▶ **INSTRUCTION**: Quote each line of the material verbatim, without the pictures.

───── SUPPLIED DATA

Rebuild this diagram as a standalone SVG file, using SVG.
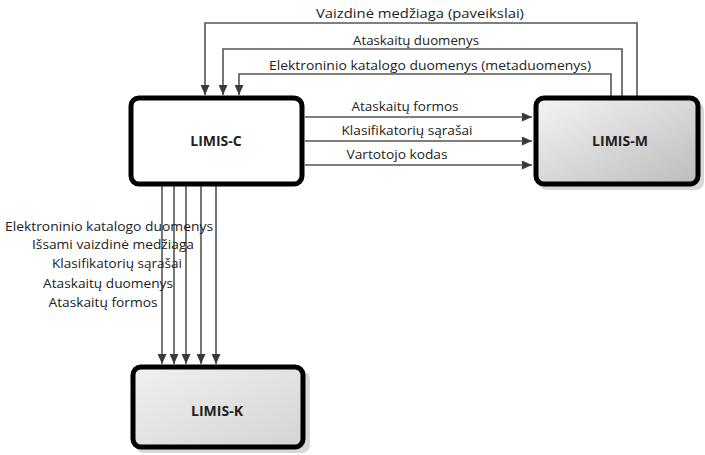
<svg xmlns="http://www.w3.org/2000/svg" width="705" height="455" viewBox="0 0 705 455">
<defs>
<marker id="arr" markerUnits="userSpaceOnUse" markerWidth="10" markerHeight="9" refX="10" refY="4.5" orient="auto">
<path d="M0,0 L10,4.5 L0,9 z" fill="#3a3a3a"/>
</marker>
<linearGradient id="gm" x1="0" y1="0" x2="1" y2="1">
<stop offset="0" stop-color="#f4f4f4"/>
<stop offset="1" stop-color="#bcbcbc"/>
</linearGradient>
<linearGradient id="gk" x1="0" y1="0" x2="1" y2="1">
<stop offset="0" stop-color="#f0f0f0"/>
<stop offset="1" stop-color="#d4d4d4"/>
</linearGradient>
<style>
.box{stroke:#000;stroke-width:5}
.shadow{fill:#d8d8d8}
.lbl{font-family:"Open Sans","Liberation Sans",sans-serif;font-size:13.5px;fill:#222}
.name{font-family:"Open Sans","Liberation Sans",sans-serif;font-size:14px;font-weight:bold;fill:#222;text-anchor:middle}
.ln{fill:none;stroke:#555;stroke-width:1.6}
</style>
</defs>
<rect width="705" height="455" fill="#fff"/>

<g id="connectors">
<path class="ln" d="M637,96 V23 H205 V95" marker-end="url(#arr)"/>
<path class="ln" d="M622,96 V49 H223 V95" marker-end="url(#arr)"/>
<path class="ln" d="M611,96 V74 H239 V95" marker-end="url(#arr)"/>
<line class="ln" x1="305" y1="117" x2="532" y2="117" marker-end="url(#arr)"/>
<line class="ln" x1="305" y1="141" x2="532" y2="141" marker-end="url(#arr)"/>
<line class="ln" x1="305" y1="165" x2="532" y2="165" marker-end="url(#arr)"/>
<line class="ln" x1="162" y1="186" x2="162" y2="364" marker-end="url(#arr)"/>
<line class="ln" x1="174" y1="186" x2="174" y2="364" marker-end="url(#arr)"/>
<line class="ln" x1="186" y1="186" x2="186" y2="364" marker-end="url(#arr)"/>
<line class="ln" x1="201" y1="186" x2="201" y2="364" marker-end="url(#arr)"/>
<line class="ln" x1="216" y1="186" x2="216" y2="364" marker-end="url(#arr)"/>
<text class="lbl" x="420" y="18" text-anchor="middle" textLength="208" lengthAdjust="spacingAndGlyphs">Vaizdinė medžiaga (paveikslai)</text>
<text class="lbl" x="416" y="45" text-anchor="middle" textLength="126" lengthAdjust="spacingAndGlyphs">Ataskaitų duomenys</text>
<text class="lbl" x="430" y="70" text-anchor="middle" textLength="322" lengthAdjust="spacingAndGlyphs">Elektroninio katalogo duomenys (metaduomenys)</text>
<text class="lbl" x="405" y="111" text-anchor="middle" textLength="107" lengthAdjust="spacingAndGlyphs">Ataskaitų formos</text>
<text class="lbl" x="407" y="135" text-anchor="middle" textLength="131" lengthAdjust="spacingAndGlyphs">Klasifikatorių sąrašai</text>
<text class="lbl" x="397" y="159" text-anchor="middle" textLength="101" lengthAdjust="spacingAndGlyphs">Vartotojo kodas</text>
<text class="lbl" x="109" y="231" text-anchor="middle" textLength="208" lengthAdjust="spacingAndGlyphs">Elektroninio katalogo duomenys</text>
<text class="lbl" x="113" y="249" text-anchor="middle" textLength="162" lengthAdjust="spacingAndGlyphs">Išsami vaizdinė medžiaga</text>
<text class="lbl" x="117" y="268" text-anchor="middle" textLength="130" lengthAdjust="spacingAndGlyphs">Klasifikatorių sąrašai</text>
<text class="lbl" x="108" y="288" text-anchor="middle" textLength="130" lengthAdjust="spacingAndGlyphs">Ataskaitų duomenys</text>
<text class="lbl" x="103" y="307" text-anchor="middle" textLength="109" lengthAdjust="spacingAndGlyphs">Ataskaitų formos</text>
</g>

<g id="limis-c">
<rect class="box" x="131" y="98" width="171" height="86" rx="8" fill="#fff"/>
<text class="name" x="216" y="146">LIMIS-C</text>
</g>

<g id="limis-m">
<rect class="shadow" x="539" y="102" width="165" height="88" rx="8"/>
<rect class="box" x="536" y="98" width="162" height="86" rx="8" fill="url(#gm)"/>
<text class="name" x="620" y="146">LIMIS-M</text>
</g>

<g id="limis-k">
<rect class="shadow" x="136" y="371" width="174" height="82" rx="8"/>
<rect class="box" x="133" y="367" width="170" height="80" rx="8" fill="url(#gk)"/>
<text class="name" x="217" y="416">LIMIS-K</text>
</g>
</svg>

──────────

▶ **RESPONSE BELOW**:
Rebuild this diagram as a standalone SVG file, using SVG.
<svg xmlns="http://www.w3.org/2000/svg" width="705" height="455" viewBox="0 0 705 455">
<defs>
<marker id="arr" markerUnits="userSpaceOnUse" markerWidth="10" markerHeight="9" refX="10" refY="4.5" orient="auto">
<path d="M0,0 L10,4.5 L0,9 z" fill="#3a3a3a"/>
</marker>
<linearGradient id="gm" x1="0" y1="0" x2="1" y2="1">
<stop offset="0" stop-color="#f4f4f4"/>
<stop offset="1" stop-color="#bcbcbc"/>
</linearGradient>
<linearGradient id="gk" x1="0" y1="0" x2="1" y2="1">
<stop offset="0" stop-color="#f0f0f0"/>
<stop offset="1" stop-color="#d4d4d4"/>
</linearGradient>
<style>
.box{stroke:#000;stroke-width:5}
.shadow{fill:#d8d8d8}
.lbl{font-family:"Open Sans","Liberation Sans",sans-serif;font-size:13.5px;fill:#222}
.name{font-family:"Open Sans","Liberation Sans",sans-serif;font-size:14px;font-weight:bold;fill:#222;text-anchor:middle}
.ln{fill:none;stroke:#555;stroke-width:1.6}
</style>
</defs>
<rect width="705" height="455" fill="#fff"/>

<g id="connectors">
<path class="ln" d="M637,96 V23 H205 V95" marker-end="url(#arr)"/>
<path class="ln" d="M622,96 V49 H223 V95" marker-end="url(#arr)"/>
<path class="ln" d="M611,96 V74 H239 V95" marker-end="url(#arr)"/>
<line class="ln" x1="305" y1="117" x2="532" y2="117" marker-end="url(#arr)"/>
<line class="ln" x1="305" y1="141" x2="532" y2="141" marker-end="url(#arr)"/>
<line class="ln" x1="305" y1="165" x2="532" y2="165" marker-end="url(#arr)"/>
<line class="ln" x1="162" y1="186" x2="162" y2="364" marker-end="url(#arr)"/>
<line class="ln" x1="174" y1="186" x2="174" y2="364" marker-end="url(#arr)"/>
<line class="ln" x1="186" y1="186" x2="186" y2="364" marker-end="url(#arr)"/>
<line class="ln" x1="201" y1="186" x2="201" y2="364" marker-end="url(#arr)"/>
<line class="ln" x1="216" y1="186" x2="216" y2="364" marker-end="url(#arr)"/>
<text class="lbl" x="420" y="18" text-anchor="middle" textLength="208" lengthAdjust="spacingAndGlyphs">Vaizdinė medžiaga (paveikslai)</text>
<text class="lbl" x="416" y="45" text-anchor="middle" textLength="126" lengthAdjust="spacingAndGlyphs">Ataskaitų duomenys</text>
<text class="lbl" x="430" y="70" text-anchor="middle" textLength="322" lengthAdjust="spacingAndGlyphs">Elektroninio katalogo duomenys (metaduomenys)</text>
<text class="lbl" x="405" y="111" text-anchor="middle" textLength="107" lengthAdjust="spacingAndGlyphs">Ataskaitų formos</text>
<text class="lbl" x="407" y="135" text-anchor="middle" textLength="131" lengthAdjust="spacingAndGlyphs">Klasifikatorių sąrašai</text>
<text class="lbl" x="397" y="159" text-anchor="middle" textLength="101" lengthAdjust="spacingAndGlyphs">Vartotojo kodas</text>
<text class="lbl" x="109" y="231" text-anchor="middle" textLength="208" lengthAdjust="spacingAndGlyphs">Elektroninio katalogo duomenys</text>
<text class="lbl" x="113" y="249" text-anchor="middle" textLength="162" lengthAdjust="spacingAndGlyphs">Išsami vaizdinė medžiaga</text>
<text class="lbl" x="117" y="268" text-anchor="middle" textLength="130" lengthAdjust="spacingAndGlyphs">Klasifikatorių sąrašai</text>
<text class="lbl" x="108" y="288" text-anchor="middle" textLength="130" lengthAdjust="spacingAndGlyphs">Ataskaitų duomenys</text>
<text class="lbl" x="103" y="307" text-anchor="middle" textLength="109" lengthAdjust="spacingAndGlyphs">Ataskaitų formos</text>
</g>

<g id="limis-c">
<rect class="box" x="131" y="98" width="171" height="86" rx="8" fill="#fff"/>
<text class="name" x="216" y="146">LIMIS-C</text>
</g>

<g id="limis-m">
<rect class="shadow" x="539" y="102" width="165" height="88" rx="8"/>
<rect class="box" x="536" y="98" width="162" height="86" rx="8" fill="url(#gm)"/>
<text class="name" x="620" y="146">LIMIS-M</text>
</g>

<g id="limis-k">
<rect class="shadow" x="136" y="371" width="174" height="82" rx="8"/>
<rect class="box" x="133" y="367" width="170" height="80" rx="8" fill="url(#gk)"/>
<text class="name" x="217" y="416">LIMIS-K</text>
</g>
</svg>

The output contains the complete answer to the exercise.